An exact copy of all the data is required, with pictures left out.

* _PROVIDED MATERIAL_
◇ ◇ ◇ ◇ ◇
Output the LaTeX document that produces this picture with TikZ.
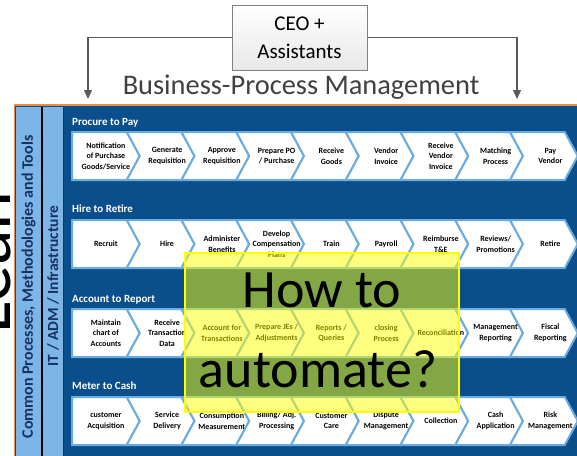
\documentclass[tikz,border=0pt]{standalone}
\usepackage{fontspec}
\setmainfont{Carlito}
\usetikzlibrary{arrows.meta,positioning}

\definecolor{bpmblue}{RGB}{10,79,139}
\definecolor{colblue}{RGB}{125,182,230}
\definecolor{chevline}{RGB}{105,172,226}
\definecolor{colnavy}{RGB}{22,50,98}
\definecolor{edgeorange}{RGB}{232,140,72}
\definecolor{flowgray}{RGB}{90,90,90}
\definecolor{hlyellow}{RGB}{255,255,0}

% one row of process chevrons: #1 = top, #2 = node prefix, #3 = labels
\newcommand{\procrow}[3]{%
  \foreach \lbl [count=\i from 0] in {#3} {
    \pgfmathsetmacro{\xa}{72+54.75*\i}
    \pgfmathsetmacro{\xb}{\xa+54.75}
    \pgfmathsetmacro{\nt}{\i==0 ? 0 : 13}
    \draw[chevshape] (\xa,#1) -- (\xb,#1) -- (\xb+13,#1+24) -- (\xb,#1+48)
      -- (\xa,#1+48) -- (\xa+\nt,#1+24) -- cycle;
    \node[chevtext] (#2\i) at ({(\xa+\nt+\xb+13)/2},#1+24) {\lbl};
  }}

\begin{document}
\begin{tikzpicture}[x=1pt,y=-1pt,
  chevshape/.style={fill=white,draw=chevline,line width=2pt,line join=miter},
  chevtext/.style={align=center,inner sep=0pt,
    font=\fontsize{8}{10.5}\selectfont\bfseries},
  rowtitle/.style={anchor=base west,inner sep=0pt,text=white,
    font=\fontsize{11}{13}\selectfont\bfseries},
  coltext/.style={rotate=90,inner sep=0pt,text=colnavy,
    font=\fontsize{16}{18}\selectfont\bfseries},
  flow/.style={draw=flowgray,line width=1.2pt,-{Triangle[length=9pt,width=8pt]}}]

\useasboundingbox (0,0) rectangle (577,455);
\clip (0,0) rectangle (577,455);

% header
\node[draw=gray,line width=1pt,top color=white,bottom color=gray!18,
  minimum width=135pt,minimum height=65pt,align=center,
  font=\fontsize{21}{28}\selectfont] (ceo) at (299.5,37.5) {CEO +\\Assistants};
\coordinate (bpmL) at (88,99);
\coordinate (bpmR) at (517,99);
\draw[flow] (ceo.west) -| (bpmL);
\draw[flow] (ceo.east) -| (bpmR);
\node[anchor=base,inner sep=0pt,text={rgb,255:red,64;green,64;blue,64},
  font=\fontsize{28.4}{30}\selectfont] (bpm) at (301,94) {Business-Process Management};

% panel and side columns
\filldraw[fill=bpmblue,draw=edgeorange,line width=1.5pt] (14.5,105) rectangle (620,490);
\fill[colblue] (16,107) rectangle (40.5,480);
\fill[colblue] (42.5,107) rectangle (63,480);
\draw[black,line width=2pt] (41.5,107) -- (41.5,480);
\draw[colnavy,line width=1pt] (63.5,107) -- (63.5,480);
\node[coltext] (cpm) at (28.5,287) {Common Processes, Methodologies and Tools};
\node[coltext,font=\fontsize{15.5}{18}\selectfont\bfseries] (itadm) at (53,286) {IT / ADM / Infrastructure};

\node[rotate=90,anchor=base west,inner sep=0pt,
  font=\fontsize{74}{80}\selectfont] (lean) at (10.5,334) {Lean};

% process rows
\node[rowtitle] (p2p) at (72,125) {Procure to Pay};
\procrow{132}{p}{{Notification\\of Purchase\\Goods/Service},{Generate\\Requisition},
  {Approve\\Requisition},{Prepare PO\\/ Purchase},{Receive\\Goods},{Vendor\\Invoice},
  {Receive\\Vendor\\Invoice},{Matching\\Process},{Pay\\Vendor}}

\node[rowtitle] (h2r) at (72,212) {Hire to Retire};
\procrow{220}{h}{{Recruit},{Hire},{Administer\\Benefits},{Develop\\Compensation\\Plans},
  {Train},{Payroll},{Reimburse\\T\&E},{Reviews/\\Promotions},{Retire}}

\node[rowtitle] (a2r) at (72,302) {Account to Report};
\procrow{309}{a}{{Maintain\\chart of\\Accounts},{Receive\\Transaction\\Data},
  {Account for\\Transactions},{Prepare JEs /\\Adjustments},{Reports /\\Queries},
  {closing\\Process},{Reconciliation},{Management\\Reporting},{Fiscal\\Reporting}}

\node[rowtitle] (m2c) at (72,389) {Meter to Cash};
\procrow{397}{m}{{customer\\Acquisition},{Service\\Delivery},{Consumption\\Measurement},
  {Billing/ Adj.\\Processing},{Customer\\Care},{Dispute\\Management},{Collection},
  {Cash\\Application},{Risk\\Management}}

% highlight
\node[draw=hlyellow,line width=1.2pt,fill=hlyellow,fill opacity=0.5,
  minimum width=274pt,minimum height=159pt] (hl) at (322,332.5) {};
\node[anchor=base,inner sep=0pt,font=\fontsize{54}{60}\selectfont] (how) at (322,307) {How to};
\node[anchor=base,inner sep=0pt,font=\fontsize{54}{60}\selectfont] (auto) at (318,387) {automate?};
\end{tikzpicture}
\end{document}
◇ ◇ ◇ ◇ ◇
* _ANSWER TO THE EXERCISE_
Output the LaTeX document that produces this picture with TikZ.
\documentclass[tikz,border=0pt]{standalone}
\usepackage{fontspec}
\setmainfont{Carlito}
\usetikzlibrary{arrows.meta,positioning}

\definecolor{bpmblue}{RGB}{10,79,139}
\definecolor{colblue}{RGB}{125,182,230}
\definecolor{chevline}{RGB}{105,172,226}
\definecolor{colnavy}{RGB}{22,50,98}
\definecolor{edgeorange}{RGB}{232,140,72}
\definecolor{flowgray}{RGB}{90,90,90}
\definecolor{hlyellow}{RGB}{255,255,0}

% one row of process chevrons: #1 = top, #2 = node prefix, #3 = labels
\newcommand{\procrow}[3]{%
  \foreach \lbl [count=\i from 0] in {#3} {
    \pgfmathsetmacro{\xa}{72+54.75*\i}
    \pgfmathsetmacro{\xb}{\xa+54.75}
    \pgfmathsetmacro{\nt}{\i==0 ? 0 : 13}
    \draw[chevshape] (\xa,#1) -- (\xb,#1) -- (\xb+13,#1+24) -- (\xb,#1+48)
      -- (\xa,#1+48) -- (\xa+\nt,#1+24) -- cycle;
    \node[chevtext] (#2\i) at ({(\xa+\nt+\xb+13)/2},#1+24) {\lbl};
  }}

\begin{document}
\begin{tikzpicture}[x=1pt,y=-1pt,
  chevshape/.style={fill=white,draw=chevline,line width=2pt,line join=miter},
  chevtext/.style={align=center,inner sep=0pt,
    font=\fontsize{8}{10.5}\selectfont\bfseries},
  rowtitle/.style={anchor=base west,inner sep=0pt,text=white,
    font=\fontsize{11}{13}\selectfont\bfseries},
  coltext/.style={rotate=90,inner sep=0pt,text=colnavy,
    font=\fontsize{16}{18}\selectfont\bfseries},
  flow/.style={draw=flowgray,line width=1.2pt,-{Triangle[length=9pt,width=8pt]}}]

\useasboundingbox (0,0) rectangle (577,455);
\clip (0,0) rectangle (577,455);

% header
\node[draw=gray,line width=1pt,top color=white,bottom color=gray!18,
  minimum width=135pt,minimum height=65pt,align=center,
  font=\fontsize{21}{28}\selectfont] (ceo) at (299.5,37.5) {CEO +\\Assistants};
\coordinate (bpmL) at (88,99);
\coordinate (bpmR) at (517,99);
\draw[flow] (ceo.west) -| (bpmL);
\draw[flow] (ceo.east) -| (bpmR);
\node[anchor=base,inner sep=0pt,text={rgb,255:red,64;green,64;blue,64},
  font=\fontsize{28.4}{30}\selectfont] (bpm) at (301,94) {Business-Process Management};

% panel and side columns
\filldraw[fill=bpmblue,draw=edgeorange,line width=1.5pt] (14.5,105) rectangle (620,490);
\fill[colblue] (16,107) rectangle (40.5,480);
\fill[colblue] (42.5,107) rectangle (63,480);
\draw[black,line width=2pt] (41.5,107) -- (41.5,480);
\draw[colnavy,line width=1pt] (63.5,107) -- (63.5,480);
\node[coltext] (cpm) at (28.5,287) {Common Processes, Methodologies and Tools};
\node[coltext,font=\fontsize{15.5}{18}\selectfont\bfseries] (itadm) at (53,286) {IT / ADM / Infrastructure};

\node[rotate=90,anchor=base west,inner sep=0pt,
  font=\fontsize{74}{80}\selectfont] (lean) at (10.5,334) {Lean};

% process rows
\node[rowtitle] (p2p) at (72,125) {Procure to Pay};
\procrow{132}{p}{{Notification\\of Purchase\\Goods/Service},{Generate\\Requisition},
  {Approve\\Requisition},{Prepare PO\\/ Purchase},{Receive\\Goods},{Vendor\\Invoice},
  {Receive\\Vendor\\Invoice},{Matching\\Process},{Pay\\Vendor}}

\node[rowtitle] (h2r) at (72,212) {Hire to Retire};
\procrow{220}{h}{{Recruit},{Hire},{Administer\\Benefits},{Develop\\Compensation\\Plans},
  {Train},{Payroll},{Reimburse\\T\&E},{Reviews/\\Promotions},{Retire}}

\node[rowtitle] (a2r) at (72,302) {Account to Report};
\procrow{309}{a}{{Maintain\\chart of\\Accounts},{Receive\\Transaction\\Data},
  {Account for\\Transactions},{Prepare JEs /\\Adjustments},{Reports /\\Queries},
  {closing\\Process},{Reconciliation},{Management\\Reporting},{Fiscal\\Reporting}}

\node[rowtitle] (m2c) at (72,389) {Meter to Cash};
\procrow{397}{m}{{customer\\Acquisition},{Service\\Delivery},{Consumption\\Measurement},
  {Billing/ Adj.\\Processing},{Customer\\Care},{Dispute\\Management},{Collection},
  {Cash\\Application},{Risk\\Management}}

% highlight
\node[draw=hlyellow,line width=1.2pt,fill=hlyellow,fill opacity=0.5,
  minimum width=274pt,minimum height=159pt] (hl) at (322,332.5) {};
\node[anchor=base,inner sep=0pt,font=\fontsize{54}{60}\selectfont] (how) at (322,307) {How to};
\node[anchor=base,inner sep=0pt,font=\fontsize{54}{60}\selectfont] (auto) at (318,387) {automate?};
\end{tikzpicture}
\end{document}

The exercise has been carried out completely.